Mr Dombrovskis, Latvia’s former prime minister and the European Commission vice-president for the euro, embodies the shift in Brussels politics since the Brexit vote. His new responsibilities for financial regulation came through the resignation of Jonathan Hill, Britain’s commissioner, in the aftermath of the Leave campaign’s victory.
Lord Hill, an ally of former prime minister David Cameron, had held the commission’s coveted financial regulation brief since 2014, overseeing Europe’s banking union and the capital markets union initiative, which aimed to broaden businesses’ funding opportunities beyond traditional bank loans.
Mr Dombrovskis told the FT that he would pursue “continuity” with Lord Hill’s agenda. “With the possibility of the EU’s biggest capital market actually leaving the EU, this task becomes even more urgent and even more relevant,” he said.

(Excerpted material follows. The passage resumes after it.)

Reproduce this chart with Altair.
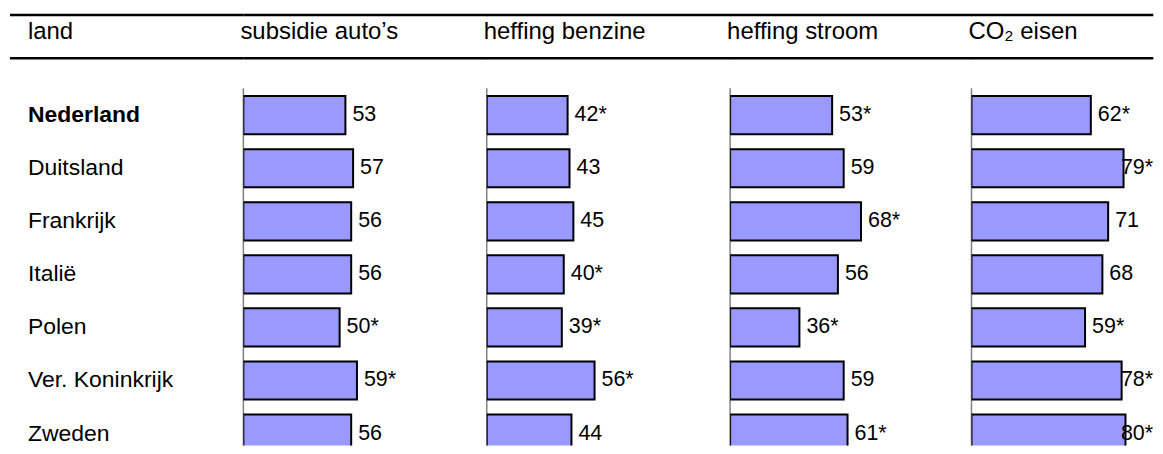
import altair as alt
import pandas as pd

countries = ["Nederland", "Duitsland", "Frankrijk", "Italië", "Polen", "Ver. Koninkrijk", "Zweden"]
measures = ["subsidie auto’s", "heffing benzine", "heffing stroom", "CO₂ eisen"]
first_col_title = "land"

subsidie = [53, 57, 56, 56, 50, 59, 56]
subsidie_sig = ["", "", "", "", "*", "*", ""]
benzine = [42, 43, 45, 40, 39, 56, 44]
benzine_sig = ["*", "", "", "*", "*", "*", ""]
stroom = [53, 59, 68, 56, 36, 59, 61]
stroom_sig = ["*", "", "*", "", "*", "", "*"]
co2 = [62, 79, 71, 68, 59, 78, 80]
co2_sig = ["*", "*", "", "", "*", "*", "*"]

series = [(subsidie, subsidie_sig), (benzine, benzine_sig), (stroom, stroom_sig), (co2, co2_sig)]

rows = []
for m, (vals, sig) in zip(measures, series):
    for c, v, s in zip(countries, vals, sig):
        rows.append({"country": c, "measure": m, "value": v, "label": f"{v}{s}"})
df = pd.DataFrame(rows)
one = pd.DataFrame({"k": [0]})

FONT = "Liberation Sans"
H = 438
PXU = 1.93
W0 = 234.7
WS = [244, 244, 242, 182.3]

yscale = alt.Scale(domain=countries, range=[80.3, 452.7], paddingInner=0.28, paddingOuter=0.14)
Y = alt.Y("country:N", sort=countries, scale=yscale, axis=None)


def lines(x0, W, last=False):
    x2 = W if last else W + 0.5
    top = alt.Chart(one).mark_rule(color="black", strokeWidth=2.5).encode(
        x=alt.value(x0), x2=alt.value(x2), y=alt.value(6.5))
    mid = alt.Chart(one).mark_rule(color="black", strokeWidth=2.3).encode(
        x=alt.value(x0), x2=alt.value(x2), y=alt.value(49.8))
    return [top, mid]


def header(txt, x):
    return alt.Chart(one).mark_text(align="left", baseline="alphabetic", fontSize=24, font=FONT, color="black").encode(
        x=alt.value(x), y=alt.value(30.3), text=alt.value(txt))


# first column: country names
names_df = pd.DataFrame({"country": countries})
names_normal = alt.Chart(names_df).transform_filter(alt.datum.country != "Nederland").mark_text(
    align="left", baseline="middle", fontSize=23, font=FONT, color="black").encode(
    x=alt.value(19), y=Y, text="country:N")
names_bold = alt.Chart(names_df).transform_filter(alt.datum.country == "Nederland").mark_text(
    align="left", baseline="middle", fontSize=23, font=FONT, fontWeight="bold", color="black").encode(
    x=alt.value(19), y=Y, text="country:N")
panel0 = alt.layer(names_normal, names_bold, header(first_col_title, 19), *lines(1, W0)).properties(width=W0, height=H)

panels = [panel0]
for i, m in enumerate(measures):
    W = WS[i]
    last = i == len(measures) - 1
    d = df[df.measure == m]
    xscale = alt.Scale(domain=[0, W / PXU], nice=False, zero=True)
    axisline = alt.Chart(one).mark_rule(color="#808080", strokeWidth=1.5).encode(
        x=alt.value(0), y=alt.value(80), y2=alt.value(H))
    bars = alt.Chart(d).mark_bar(color="#9999FF", stroke="black", strokeWidth=2, clip=True).encode(
        x=alt.X("value:Q", scale=xscale, axis=None), y=Y)
    labels = alt.Chart(d).transform_calculate(lx="min(datum.value, 74)").mark_text(
        align="left", baseline="middle", dx=7, fontSize=21.5, font=FONT, color="black").encode(
        x=alt.X("lx:Q", scale=xscale, axis=None), y=Y, text="label:N")
    p = alt.layer(axisline, bars, labels, header(m, -3), *lines(0, W, last)).properties(width=W, height=H)
    panels.append(p)

chart = alt.hconcat(*panels, spacing=0, bounds="flush").configure_view(stroke=None).properties(
    padding={"left": 0, "top": 0, "right": 0, "bottom": 0})

chart.save("out.html", embed_options={"renderer": "svg", "actions": False})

He also sought to allay fears that, after the Brexit vote, eurozone priorities would dominate financial services regulation, overriding the interests of non-euro countries in the single market. “To the extent possible we should be moving forward as an EU as a whole,” he said, in a nod to countries outside the euro area. Others senior officials in the Commission take a less accommodating view.
As for the fate of the City itself, Mr Dombrovskis warned there was no simple solution for preserving the prized ability of London-based traders and investors to operate freely across the whole EU market after Brexit.
Should Britain leave the single market, as some British ministers have suggested, Mr Dombrovskis noted it would leave the City reliant on a separate set of provisions in EU law that grant overseas-based firms some rights to operate in Europe.
This would require Britain to apply for access “sector by sector,” he said, with the EU to vet whether the UK’s regulatory standards are as tough as its own. In such a scenario, Britain’s application of the current EU rule book would help, he said. “But certainly it is a more complicated and less straightforward solution.”
Mr Dombrovskis inherited a full in-tray from Lord Hill, who was preparing a wave of legal proposals for the second half of this year. These include rules to help the EU cope with major bank failures, and also highly sensitive plans to harmonise some elements of national insolvency law.
While it is early days, one area where Mr Dombrovskis has already taken a slightly different tack to Lord Hill is on a controversial plan to set common EU rules for the structure of banks, including potentially breaking them up.
The Latvian is the second EU commissioner to inherit the problem of what to do about the proposal, which has been stuck in the European Parliament for two years. It is particularly loathed in France, whose banks stand to be most affected by the law.
Rather than park the issue, Mr Dombrovskis said he wanted to see if something could be salvaged. There are many examples of bank structure rules that have proved their worth, he said. Separating retail from investment banking “has proved useful in a certain number of cases and not only in the EU.”
Mr Dombrovskis’ arrival has sparked concern among bank lobbyists who backed a far-reaching Lord Hill plan to review some financial regulations, notably capital rules, and weed out “unintended consequences”.
Mr Dombrovskis said his goal was to keep prudential rules just as tough as before, while ensuring any new measures taken are growth friendly. “No one is talking about scaling rules back,” he said.